At this point, the GLR parser requires a specification in the grammar of how to choose between the competing parses. In the example above, the two %dprec declarations specify that Bison is to give precedence to the parse that interprets the example as a decl, which implies that x is a declarator. The parser therefore prints

     "x" y z + T <init-declare>

The %dprec declarations only come into play when more than one parse survives. Consider a different input string for this parser:

     T (x) + y;

This is another example of using GLR to parse an unambiguous construct, as shown in the previous section (see Simple GLR Parsers).
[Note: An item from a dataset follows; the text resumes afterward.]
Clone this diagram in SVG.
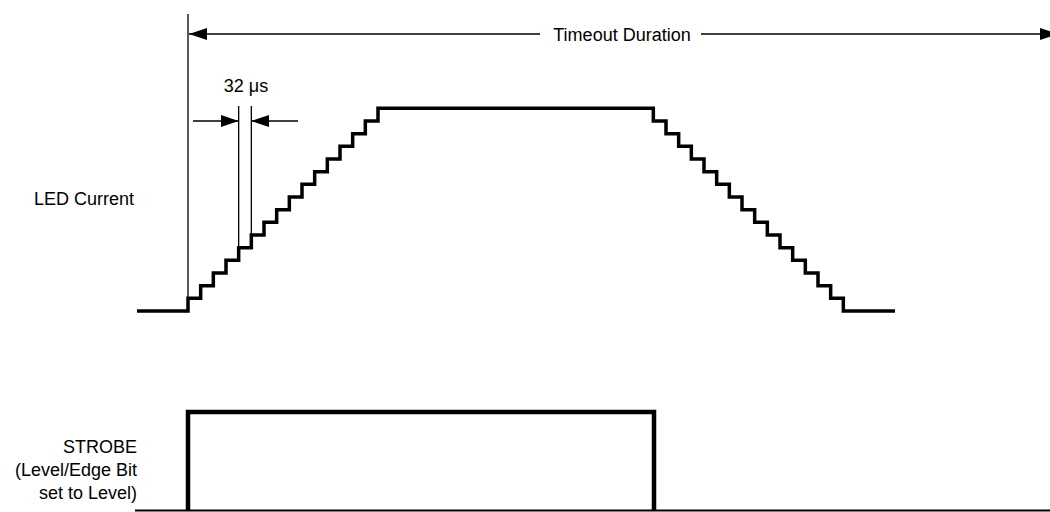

Here, there is no ambiguity (this cannot be parsed as a declaration). However, at the time the Bison parser encounters x, it does not have enough information to resolve the reduce/reduce conflict (again, between x as an expr or a declarator). In this case, no precedence declaration is used. Again, the parser splits into two, one assuming that x is an expr, and the other assuming x is a declarator. The second of these parsers then vanishes when it sees +, and the parser prints

     x T <cast> y +

Suppose that instead of resolving the ambiguity, you wanted to see all the possibilities. For this purpose, you must merge the semantic actions of the two possible parsers, rather than choosing one over the other. To do so, you could change the declaration of stmt as follows:

     stmt:
       expr ';'  %merge <stmtMerge>
     | decl      %merge <stmtMerge>
     ;

and define the stmtMerge function as:

     static YYSTYPE
     stmtMerge (YYSTYPE x0, YYSTYPE x1)
     {
       printf ("<OR> ");
       return "";
     }

with an accompanying forward declaration in the C declarations at the beginning of the file:

     %{
       #define YYSTYPE char const *
       static YYSTYPE stmtMerge (YYSTYPE x0, YYSTYPE x1);
     %}

With these declarations, the resulting parser parses the first example as both an expr and a decl, and prints

     "x" y z + T <init-declare> x T <cast> y z + = <OR>

Bison requires that all of the productions that participate in any particular merge have identical ‘%merge’ clauses. Otherwise, the ambiguity would be unresolvable, and the parser will report an error during any parse that results in the offending merge.